Once you know your university's policies and practices, and once you understand who has access to your hard drive and your account, you can take some very simple precautions to protect your electronic privacy. The best way to do this is to use encryption technology for sending and receiving email--that way no one who isn't supposed to be seeing your mail will see it. Encrypt the documents on your hard drive for the same reason. Encryption technology is strong, reliable stuff. If McCaughey had been using it, her hard drive could not have been searched without her permission. If encryption technology seems too complicated, there are simpler things you can do to protect your communications and your documents. First, if you use a university-owned machine, store nothing on your hard drive. Learn to use FTP and keep your email and your documents stored on a remote commercial server with no university affiliation. If you pay for dial-up service or DSL, you probably already have free storage space available to you. You can also store material for free on services like Yahoo! Briefcase. Second, do your emailing from a commercial account--your campus officials can't commandeer commercial providers. It's that simple.

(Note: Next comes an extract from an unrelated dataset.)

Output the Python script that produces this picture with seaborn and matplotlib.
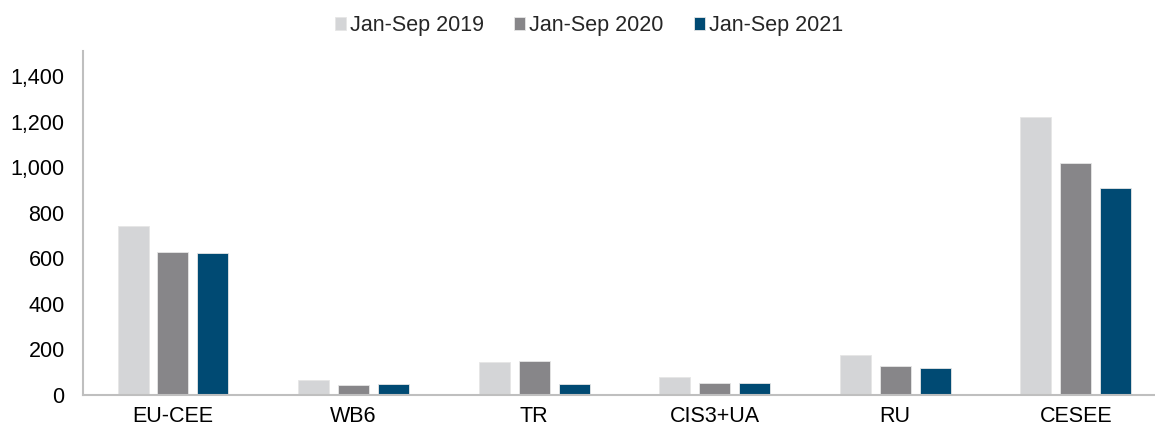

McCaughey's experience with campus security has led her to question the viability of electronic pedagogy: "If I was a student, I'd be sitting there thinking about whether I should be taking an online course." But these are the concerns of one who knows more about how her institution can monitor her electronic conduct than about how she can keep them from monitoring it, and as such they substitute a blanket paranoia for educated opinion. Such technophobic reactions are all too common in the humanities sectors of American campuses. But as a former technophobe myself, I can sincerely say: when it comes to electronic privacy, the only thing academics have to fear is fear of technology itself.